Dorothy Mbori–Ngacha,  senior HIV specialist for East and Southern Africa at the United Nations Children’s Fund (UNICEF), tells IPS that UNITAID, a global health initiative, and UNICEF are trying “to eliminate market monopoly in order to create a competitive market” and make viral load testing technology affordable.

An MSF study on viral load testing in seven African countries assessed options to reduce costs and improve access, such as pooled testing at district level in Malawi and Zimbabwe.

In pooled testing, blood samples from five people are mixed together and only one test is conducted on all five. If it shows a high viral load, individual testing follows.

In Malawi, sample pooling using dried-blood spots collected through easy finger-pricking reduced by 30 percent the number of tests required in a rural district with over 30,000 patients on treatment, saving 207,000 dollars per year.

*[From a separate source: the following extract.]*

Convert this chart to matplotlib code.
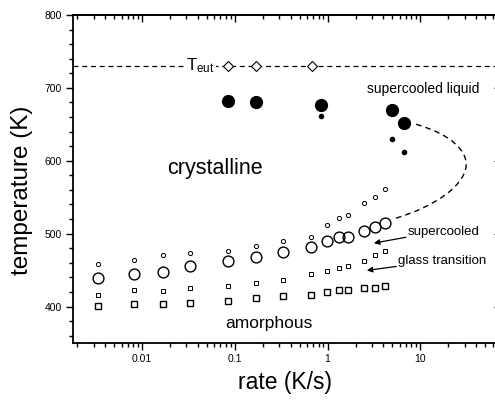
import numpy as np
import matplotlib
matplotlib.use('Agg')
import matplotlib.pyplot as plt
from matplotlib.path import Path
from matplotlib.patches import PathPatch
from matplotlib.ticker import LogLocator, MultipleLocator, NullFormatter, FixedLocator

plt.rcParams['font.family'] = ['Liberation Sans', 'DejaVu Sans']
plt.rcParams['mathtext.default'] = 'regular'

# heating rates (K/s) shared by the open symbols
rates = [0.00333, 0.00818, 0.0166, 0.033, 0.084, 0.168, 0.333, 0.664,
         0.99, 1.32, 1.65, 2.44, 3.27, 4.17]
t_sc_big = [439, 445, 448, 455, 462, 468, 475, 482, 490, 495, 496, 503, 509, 515]
t_sc_small = [459, 464, 470, 473, 476, 483, 490, 496, 512, 522, 525, 542, 550, 561]
t_g_big = [401, 403, 404, 405, 408, 411, 414, 416, 420, 423, 423, 425, 426, 428]
t_g_small = [416, 422, 421, 425, 428, 432, 437, 444, 449, 453, 456, 462, 470, 476]

# crystallisation (filled) and eutectic (diamonds)
rates_x = [0.084, 0.168, 0.84, 4.92, 6.59]
t_x_big = [682, 680, 676, 669, 652]
rates_x_small = [0.84, 4.92, 6.59]
t_x_small = [661, 630, 612]
rates_eut = [0.084, 0.168, 0.675]
t_eut = 730

# hand-drawn guide curve (bezier control points)
guide_x = [9.0, 22.0, 33.0, 31.0, 29.0, 15.0, 5.4]
guide_t = [650, 636, 612, 591, 566, 538, 521]

fig = plt.figure(figsize=(4.95, 4.03), dpi=100)
ax = fig.add_axes([0.1475, 0.149, 0.8585, 0.8138])
ax.set_xscale('log')
ax.set_xlim(0.0018, 68.7)
ax.set_ylim(350, 800)

ax.axhline(t_eut, color='black', lw=0.9, ls=(0, (4, 3)), zorder=1)
ax.plot(rates_eut, [t_eut] * 3, 'D', ms=5.5, mfc='white', mec='black', mew=0.8, zorder=3)
ax.text(0.0422, t_eut, r'T$_{eut}$', fontsize=12, ha='center', va='center',
        bbox=dict(facecolor='white', edgecolor='none', pad=1.5), zorder=2)

ax.plot(rates_x, t_x_big, 'o', ms=8.5, color='black', zorder=3)
ax.plot(rates_x_small, t_x_small, 'o', ms=3, color='black', zorder=3)

ax.plot(rates, t_sc_big, 'o', ms=7.8, mfc='none', mec='black', mew=1.0)
ax.plot(rates, t_sc_small, 'o', ms=3, mfc='none', mec='black', mew=0.7)
ax.plot(rates, t_g_big, 's', ms=5, mfc='none', mec='black', mew=1.0)
ax.plot(rates, t_g_small, 's', ms=3, mfc='none', mec='black', mew=0.7)

codes = [Path.MOVETO] + [Path.CURVE4] * 6
path = Path(list(zip(guide_x, guide_t)), codes)
ax.add_patch(PathPatch(path, facecolor='none', edgecolor='black', lw=1.0,
                       ls=(0, (4, 3)), zorder=2))

ax.text(0.0187, 590, 'crystalline', fontsize=15.5, ha='left', va='center')
ax.text(0.0798, 376.5, 'amorphous', fontsize=12.5, ha='left', va='center')
ax.text(2.65, 698, 'supercooled liquid', fontsize=10, ha='left', va='center')

arrow = dict(arrowstyle='-|>', color='black', lw=0.9, mutation_scale=8,
             shrinkA=0, shrinkB=0)
ax.text(7.3, 502, 'supercooled', fontsize=9.5, ha='left', va='center')
ax.annotate('', xy=(3.16, 487), xytext=(7.0, 495), arrowprops=arrow)
ax.text(5.7, 463, 'glass transition', fontsize=9.5, ha='left', va='center')
ax.annotate('', xy=(2.65, 449.5), xytext=(5.5, 455), arrowprops=arrow)

ax.set_xlabel('rate (K/s)', fontsize=16.5, labelpad=5)
ax.set_ylabel('temperature (K)', fontsize=17.5)
ax.yaxis.set_label_coords(-0.094, 0.466)

ax.xaxis.set_major_locator(FixedLocator([0.01, 0.1, 1, 10]))
ax.xaxis.set_major_formatter(matplotlib.ticker.FixedFormatter(['0.01', '0.1', '1', '10']))
ax.xaxis.set_minor_locator(LogLocator(base=10, subs=np.arange(2, 10)))
ax.xaxis.set_minor_formatter(NullFormatter())
ax.yaxis.set_major_locator(FixedLocator([400, 500, 600, 700, 800]))
ax.yaxis.set_minor_locator(MultipleLocator(20))

ax.tick_params(which='both', direction='out', labelsize=7.5, width=1.0)
ax.tick_params(which='major', length=5, pad=3)
ax.tick_params(which='minor', length=3)

# top and right ticks point inwards, without labels
top = ax.secondary_xaxis('top')
top.xaxis.set_major_locator(FixedLocator([0.01, 0.1, 1, 10]))
top.xaxis.set_minor_locator(LogLocator(base=10, subs=np.arange(2, 10)))
top.tick_params(which='both', direction='in', labeltop=False, width=1.0)
top.tick_params(which='major', length=5)
top.tick_params(which='minor', length=3)
right = ax.secondary_yaxis('right')
right.yaxis.set_major_locator(FixedLocator([400, 500, 600, 700, 800]))
right.yaxis.set_minor_locator(MultipleLocator(20))
right.tick_params(which='both', direction='inout', labelright=False, width=1.0)
right.tick_params(which='major', length=6)
right.tick_params(which='minor', length=3)

for s in ax.spines.values():
    s.set_linewidth(1.3)
top.spines['top'].set_linewidth(1.3)

fig.savefig('out.png', dpi=100)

For quicker and cheaper relaying of results, MSF recommends using mobile phones and electronic health technologies.

Pooling efforts

Roberts stresses the need to push the biggest buyers – the United States President’s Emergency Plan for AIDS Relief (PEPFAR) and the Global Fund to Fight HIV/AIDS, Tuberculosis and Malaria purchase nine out of 10 tests – to adopt pooled procurement and get even cheaper prices for all.

But Ong’ech says this may be difficult, because procurement laws differ across countries and even within countries.

“Swaziland uses a generic open platform for procurement of viral load tests, which leads to competition and achieves cheaper prices. Malawi uses a closed platform, which leads to higher prices,” Roberts explains.

A test costs 35 dollars in Swaziland and 25 dollars in Malawi.

In a generic open platform, the elements for viral load testing are sourced from different manufacturers, while in a closed platform, from a single manufacturer.

Nonetheless, as African countries scale up viral load testing, they will gain leverage to negotiate lower prices.

Pushing for transparency with prices among and within countries will help. Roberts tells IPS that in Kenya the same component can cost 24 or 11 dollars depending on who imports it.

Test costs also hinge on the efficient use of viral load machines. According to MSF, the closer to maximal capacity the machine is used, the price per test decreases between 25 and 50 percent.

Viral load testing helps keep people on first line ARVs, which cost a fraction of second and third line.

“The drugs could be failing due to social issues such as stigma and that can be dealt with without changing treatment regime,” Mbori-Ngacha explains.

The MSF study found that in Shiselweni, Swaziland, half of people diagnosed with high viral load improved with adherence counselling and their viral load dropped.

“Mass routine viral load testing is not feasible today due to its cost and complexity,” concludes Roberts.”Complexity has reduced greatly and will reduce more. We must develop strategies to reduce costs.”